Figure scripts:
[BEGIN]
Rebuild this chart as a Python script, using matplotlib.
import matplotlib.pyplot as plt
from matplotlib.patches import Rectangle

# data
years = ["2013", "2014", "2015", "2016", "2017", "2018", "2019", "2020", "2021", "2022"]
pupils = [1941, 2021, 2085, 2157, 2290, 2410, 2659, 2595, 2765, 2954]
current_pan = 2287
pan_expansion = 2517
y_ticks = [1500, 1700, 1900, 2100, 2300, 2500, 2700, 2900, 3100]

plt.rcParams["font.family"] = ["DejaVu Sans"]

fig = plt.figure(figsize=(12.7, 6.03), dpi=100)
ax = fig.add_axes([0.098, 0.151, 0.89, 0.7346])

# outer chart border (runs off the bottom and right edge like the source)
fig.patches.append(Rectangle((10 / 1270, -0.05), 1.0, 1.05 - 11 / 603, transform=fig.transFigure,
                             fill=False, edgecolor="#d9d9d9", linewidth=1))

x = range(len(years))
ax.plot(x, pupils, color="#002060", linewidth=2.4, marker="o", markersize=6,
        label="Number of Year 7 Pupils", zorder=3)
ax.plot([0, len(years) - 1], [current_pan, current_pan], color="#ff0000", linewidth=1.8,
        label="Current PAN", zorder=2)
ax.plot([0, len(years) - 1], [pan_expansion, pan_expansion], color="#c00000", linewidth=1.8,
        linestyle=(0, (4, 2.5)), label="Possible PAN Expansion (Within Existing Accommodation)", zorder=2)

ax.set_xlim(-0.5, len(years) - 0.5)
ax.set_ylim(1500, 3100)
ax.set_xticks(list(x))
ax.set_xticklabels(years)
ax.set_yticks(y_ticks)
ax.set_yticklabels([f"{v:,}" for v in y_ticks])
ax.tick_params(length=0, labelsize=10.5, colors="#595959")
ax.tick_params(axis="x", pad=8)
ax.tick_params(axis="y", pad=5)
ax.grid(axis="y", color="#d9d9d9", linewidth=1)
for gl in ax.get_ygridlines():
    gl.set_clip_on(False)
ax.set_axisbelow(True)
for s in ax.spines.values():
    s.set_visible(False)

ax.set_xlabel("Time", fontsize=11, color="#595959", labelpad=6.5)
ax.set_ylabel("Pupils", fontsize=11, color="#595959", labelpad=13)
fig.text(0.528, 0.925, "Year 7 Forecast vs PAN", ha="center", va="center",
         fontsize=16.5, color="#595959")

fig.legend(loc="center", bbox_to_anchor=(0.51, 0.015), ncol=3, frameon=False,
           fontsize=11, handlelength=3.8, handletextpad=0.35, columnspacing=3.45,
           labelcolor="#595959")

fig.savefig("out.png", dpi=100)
[END]
[BEGIN]
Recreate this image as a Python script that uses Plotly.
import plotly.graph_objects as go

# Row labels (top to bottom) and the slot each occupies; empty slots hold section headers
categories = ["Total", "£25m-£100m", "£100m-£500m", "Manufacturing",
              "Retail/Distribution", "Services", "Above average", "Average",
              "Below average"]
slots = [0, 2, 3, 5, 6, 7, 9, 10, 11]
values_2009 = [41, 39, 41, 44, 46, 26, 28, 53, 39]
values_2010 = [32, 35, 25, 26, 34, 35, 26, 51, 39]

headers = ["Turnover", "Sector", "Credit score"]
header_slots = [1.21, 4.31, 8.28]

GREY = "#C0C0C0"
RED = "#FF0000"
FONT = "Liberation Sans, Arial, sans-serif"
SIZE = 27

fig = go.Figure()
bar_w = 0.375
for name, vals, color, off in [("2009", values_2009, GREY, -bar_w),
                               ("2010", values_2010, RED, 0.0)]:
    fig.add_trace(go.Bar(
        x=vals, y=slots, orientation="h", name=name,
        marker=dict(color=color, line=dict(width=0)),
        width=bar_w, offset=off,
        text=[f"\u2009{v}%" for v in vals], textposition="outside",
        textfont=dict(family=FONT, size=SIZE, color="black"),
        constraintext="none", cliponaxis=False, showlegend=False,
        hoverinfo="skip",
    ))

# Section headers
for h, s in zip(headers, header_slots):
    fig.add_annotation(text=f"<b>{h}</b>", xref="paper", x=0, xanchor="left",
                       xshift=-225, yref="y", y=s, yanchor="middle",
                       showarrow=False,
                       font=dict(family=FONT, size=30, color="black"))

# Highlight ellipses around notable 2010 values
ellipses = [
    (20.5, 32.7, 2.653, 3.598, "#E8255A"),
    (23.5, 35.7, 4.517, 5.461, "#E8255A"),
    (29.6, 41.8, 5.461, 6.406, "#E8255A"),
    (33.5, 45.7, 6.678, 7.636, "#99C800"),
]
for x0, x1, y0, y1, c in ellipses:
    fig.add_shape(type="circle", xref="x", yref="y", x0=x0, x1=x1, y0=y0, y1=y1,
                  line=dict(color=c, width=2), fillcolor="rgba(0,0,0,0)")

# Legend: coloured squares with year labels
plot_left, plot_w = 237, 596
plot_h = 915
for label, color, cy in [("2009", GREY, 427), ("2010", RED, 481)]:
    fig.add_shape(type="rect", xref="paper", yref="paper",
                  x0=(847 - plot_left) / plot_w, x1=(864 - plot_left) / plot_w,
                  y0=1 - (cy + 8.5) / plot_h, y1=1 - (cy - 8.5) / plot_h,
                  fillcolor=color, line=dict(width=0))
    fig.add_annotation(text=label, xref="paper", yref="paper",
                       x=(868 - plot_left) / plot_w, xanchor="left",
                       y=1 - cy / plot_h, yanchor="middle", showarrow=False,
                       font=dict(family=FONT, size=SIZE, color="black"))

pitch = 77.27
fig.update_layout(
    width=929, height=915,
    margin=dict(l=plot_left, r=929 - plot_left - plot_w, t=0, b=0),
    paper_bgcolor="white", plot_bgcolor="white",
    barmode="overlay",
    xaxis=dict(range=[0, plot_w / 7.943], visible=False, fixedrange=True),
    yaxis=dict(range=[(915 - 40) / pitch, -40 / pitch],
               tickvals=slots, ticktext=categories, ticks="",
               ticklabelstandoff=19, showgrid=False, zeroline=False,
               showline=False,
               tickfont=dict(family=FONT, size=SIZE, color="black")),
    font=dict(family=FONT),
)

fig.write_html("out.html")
[END]
Given exercise – Exactly as written, quote the lines from the one that has "Rebuild this chart" down to the one that has "s.set_visible(False)", and include both.

Task result –
Rebuild this chart as a Python script, using matplotlib.
import matplotlib.pyplot as plt
from matplotlib.patches import Rectangle

# data
years = ["2013", "2014", "2015", "2016", "2017", "2018", "2019", "2020", "2021", "2022"]
pupils = [1941, 2021, 2085, 2157, 2290, 2410, 2659, 2595, 2765, 2954]
current_pan = 2287
pan_expansion = 2517
y_ticks = [1500, 1700, 1900, 2100, 2300, 2500, 2700, 2900, 3100]

plt.rcParams["font.family"] = ["DejaVu Sans"]

fig = plt.figure(figsize=(12.7, 6.03), dpi=100)
ax = fig.add_axes([0.098, 0.151, 0.89, 0.7346])

# outer chart border (runs off the bottom and right edge like the source)
fig.patches.append(Rectangle((10 / 1270, -0.05), 1.0, 1.05 - 11 / 603, transform=fig.transFigure,
                             fill=False, edgecolor="#d9d9d9", linewidth=1))

x = range(len(years))
ax.plot(x, pupils, color="#002060", linewidth=2.4, marker="o", markersize=6,
        label="Number of Year 7 Pupils", zorder=3)
ax.plot([0, len(years) - 1], [current_pan, current_pan], color="#ff0000", linewidth=1.8,
        label="Current PAN", zorder=2)
ax.plot([0, len(years) - 1], [pan_expansion, pan_expansion], color="#c00000", linewidth=1.8,
        linestyle=(0, (4, 2.5)), label="Possible PAN Expansion (Within Existing Accommodation)", zorder=2)

ax.set_xlim(-0.5, len(years) - 0.5)
ax.set_ylim(1500, 3100)
ax.set_xticks(list(x))
ax.set_xticklabels(years)
ax.set_yticks(y_ticks)
ax.set_yticklabels([f"{v:,}" for v in y_ticks])
ax.tick_params(length=0, labelsize=10.5, colors="#595959")
ax.tick_params(axis="x", pad=8)
ax.tick_params(axis="y", pad=5)
ax.grid(axis="y", color="#d9d9d9", linewidth=1)
for gl in ax.get_ygridlines():
    gl.set_clip_on(False)
ax.set_axisbelow(True)
for s in ax.spines.values():
    s.set_visible(False)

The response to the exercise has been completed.